• **Set problem**
Leave out the pictures, and retype only the lines from the beginning of the material through the line that contains "(5.5,5.5) rectangle (905.5,406);", including both.

--

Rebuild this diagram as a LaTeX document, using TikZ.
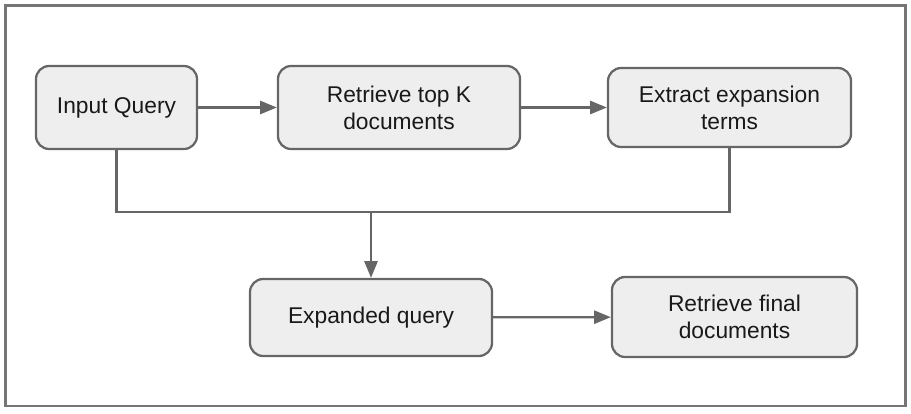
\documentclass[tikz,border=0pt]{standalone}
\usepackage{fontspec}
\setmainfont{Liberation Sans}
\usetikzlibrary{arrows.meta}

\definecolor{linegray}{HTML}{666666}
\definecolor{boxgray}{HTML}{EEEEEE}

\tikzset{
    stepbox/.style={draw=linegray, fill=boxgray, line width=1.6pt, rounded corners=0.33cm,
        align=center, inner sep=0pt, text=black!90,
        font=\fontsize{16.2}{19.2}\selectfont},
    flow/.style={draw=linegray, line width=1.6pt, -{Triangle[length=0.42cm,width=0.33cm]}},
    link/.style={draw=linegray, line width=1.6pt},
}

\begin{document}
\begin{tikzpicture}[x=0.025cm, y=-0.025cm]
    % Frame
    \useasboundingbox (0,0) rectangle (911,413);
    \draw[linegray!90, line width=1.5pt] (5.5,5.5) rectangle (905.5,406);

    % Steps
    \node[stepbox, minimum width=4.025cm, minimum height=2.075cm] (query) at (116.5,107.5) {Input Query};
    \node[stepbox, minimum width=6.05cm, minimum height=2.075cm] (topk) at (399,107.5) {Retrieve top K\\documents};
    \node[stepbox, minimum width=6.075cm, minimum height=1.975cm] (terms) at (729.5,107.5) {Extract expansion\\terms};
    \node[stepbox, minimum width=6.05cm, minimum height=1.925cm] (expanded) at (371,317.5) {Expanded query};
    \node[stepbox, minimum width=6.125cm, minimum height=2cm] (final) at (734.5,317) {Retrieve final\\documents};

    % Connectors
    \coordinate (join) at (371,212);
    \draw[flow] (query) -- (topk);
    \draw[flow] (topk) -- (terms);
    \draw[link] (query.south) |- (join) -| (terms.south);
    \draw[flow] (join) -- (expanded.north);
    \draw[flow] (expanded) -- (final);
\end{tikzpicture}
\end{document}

--

• **Complete response**
Rebuild this diagram as a LaTeX document, using TikZ.
\documentclass[tikz,border=0pt]{standalone}
\usepackage{fontspec}
\setmainfont{Liberation Sans}
\usetikzlibrary{arrows.meta}

\definecolor{linegray}{HTML}{666666}
\definecolor{boxgray}{HTML}{EEEEEE}

\tikzset{
    stepbox/.style={draw=linegray, fill=boxgray, line width=1.6pt, rounded corners=0.33cm,
        align=center, inner sep=0pt, text=black!90,
        font=\fontsize{16.2}{19.2}\selectfont},
    flow/.style={draw=linegray, line width=1.6pt, -{Triangle[length=0.42cm,width=0.33cm]}},
    link/.style={draw=linegray, line width=1.6pt},
}

\begin{document}
\begin{tikzpicture}[x=0.025cm, y=-0.025cm]
    % Frame
    \useasboundingbox (0,0) rectangle (911,413);
    \draw[linegray!90, line width=1.5pt] (5.5,5.5) rectangle (905.5,406);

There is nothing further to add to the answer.